The lines are blurring. By 2027, Gartner predicts 55% of enterprise blockchain implementations will use hybrid models. We are already seeing this in 2026. Microsoft announced Azure Blockchain Service 3.0 in March 2025 with "customizable consensus layers," addressing previous limitations. AWS introduced a "Hybrid Blockchain Framework" in Q1 2025 allowing partial customization.

This means you can start with BaaS for the infrastructure layer but inject custom logic where it matters. However, be cautious. Professor Michael Scott of MIT’s Digital Currency Initiative noted in January 2025 that while BaaS customization has improved by 40% since 2022, it still cannot match the security guarantees of purpose-built blockchains for critical infrastructure. Hybrid works for many, but not all.

Is BaaS cheaper than custom blockchain in the long run?

For most startups and mid-sized enterprises, yes. Debut Infotech’s 2024 analysis shows BaaS reduces initial investment by 65-80%. However, if you scale massively, the recurring subscription fees of BaaS can exceed the one-time development cost of a custom solution. Calculate your projected transaction volume over 3 years to determine the break-even point.

Can I migrate from BaaS to a custom blockchain later?

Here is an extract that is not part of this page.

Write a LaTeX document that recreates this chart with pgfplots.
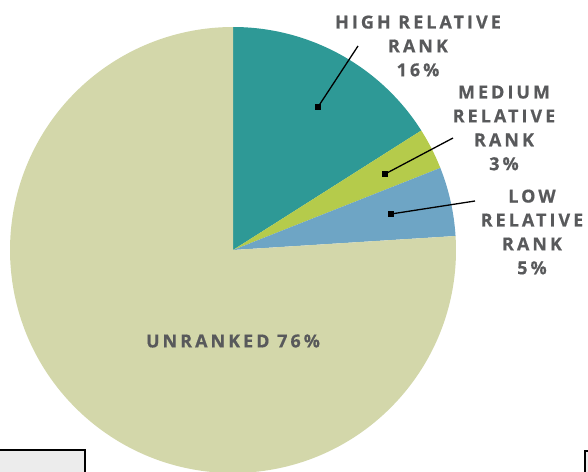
\documentclass[border=0pt]{standalone}
\usepackage{fontspec}
\usepackage{pgfplots}
\usepackage{pgfplotstable}
\pgfplotsset{compat=1.18}
\setmainfont{Open Sans}
\newfontfamily\lab[LetterSpace=17, UprightFont={Open Sans Bold}, BoldFont={Open Sans Bold}, FakeBold=0.6]{Open Sans}
\definecolor{cHigh}{HTML}{2E9996}
\definecolor{cMed}{HTML}{B5CB4B}
\definecolor{cLow}{HTML}{6EA5C5}
\definecolor{cUnr}{HTML}{D3D7AA}
\definecolor{cText}{HTML}{58595B}
\pgfplotstableread{
label value
High 16
Medium 3
Low 5
Unranked 76
}\piedata
\pgfplotstablegetelem{0}{value}\of\piedata \let\vA\pgfplotsretval
\pgfplotstablegetelem{1}{value}\of\piedata \let\vB\pgfplotsretval
\pgfplotstablegetelem{2}{value}\of\piedata \let\vC\pgfplotsretval
\pgfplotstablegetelem{3}{value}\of\piedata \let\vD\pgfplotsretval
\pgfmathsetmacro\aA{90}
\pgfmathsetmacro\aB{\aA-3.6*\vA}
\pgfmathsetmacro\aC{\aB-3.6*\vB}
\pgfmathsetmacro\aD{\aC-3.6*\vC}
\pgfmathsetmacro\aE{\aD-3.6*\vD}
\tikzset{lbl/.style={align=center, text=cText, font=\lab\fontsize{18}{24}\selectfont}}
\begin{document}
\begin{tikzpicture}
\begin{axis}[
  scale only axis, width=588bp, height=472bp,
  xmin=0, xmax=588, ymin=0, ymax=472, y dir=reverse,
  hide axis, clip=true,
]
\fill[cHigh] (axis cs:233,250) -- ++(\aA:223bp) arc[start angle=\aA, end angle=\aB, radius=223bp] -- cycle;
\fill[cMed] (axis cs:233,250) -- ++(\aB:223bp) arc[start angle=\aB, end angle=\aC, radius=223bp] -- cycle;
\fill[cLow] (axis cs:233,250) -- ++(\aC:223bp) arc[start angle=\aC, end angle=\aD, radius=223bp] -- cycle;
\fill[cUnr] (axis cs:233,250) -- ++(\aD:223bp) arc[start angle=\aD, end angle=\aE, radius=223bp] -- cycle;
\addplot[black, line width=1.3bp, mark=square*, mark size=2.4bp, mark indices={2}] coordinates {(358,46) (318,107)};
\addplot[black, line width=1.3bp, mark=square*, mark size=2.4bp, mark indices={2}] coordinates {(453,138) (385,174)};
\addplot[black, line width=1.3bp, mark=square*, mark size=2.4bp, mark indices={2}] coordinates {(475,201) (391,214)};
\node[lbl] at (axis cs:418,46) {HIGH RELATIVE\\RANK\\16\%};
\node[lbl] at (axis cs:504,128) {MEDIUM\\RELATIVE\\RANK\\3\%};
\node[lbl] at (axis cs:532,232) {LOW\\RELATIVE\\RANK\\5\%};
\node[lbl] at (axis cs:233,341) {UNRANKED 76\%};
\draw[fill=gray!15, line width=1.5bp] (axis cs:-5,450) rectangle (axis cs:85,490);
\draw[fill=gray!15, line width=1.5bp] (axis cs:585,451) rectangle (axis cs:600,490);
\end{axis}
\pgfresetboundingbox
\path[use as bounding box] (current axis.south west) rectangle (current axis.north east);
\end{tikzpicture}
\end{document}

Yes, but it is difficult. Rapid Innovation reports that 58% of enterprises face significant migration challenges. To mitigate this, design your application layer to be abstracted from the blockchain layer. Use standard APIs wherever possible so that swapping the underlying infrastructure doesn't require rewriting your entire business logic.

Which BaaS provider is best for beginners?

AWS Managed Blockchain and Azure Blockchain Service are the top choices due to their extensive documentation and community support. AWS reported that 85% of developers become productive within 3 weeks using their templates. If you are already using Microsoft 365 or Azure for other services, stick with Azure for easier integration.

Does custom blockchain offer better security?

It can, but only if implemented correctly. CertiK’s 2024 report found custom blockchains had 22% fewer critical vulnerabilities when built by experienced teams. However, 78% of custom failures stem from poor cryptographic implementation. BaaS providers like IBM and AWS undergo rigorous annual audits (SOC 2 Type II), offering a baseline security level that many small teams cannot replicate internally.

What is the average cost of building a custom blockchain?

According to Rapid Innovation’s 2025 data, custom blockchain development averages between $150,000 and $500,000. This includes architecture design, smart contract development, security auditing, and initial deployment. Ongoing maintenance requires a dedicated team, adding significant annual operational expenses.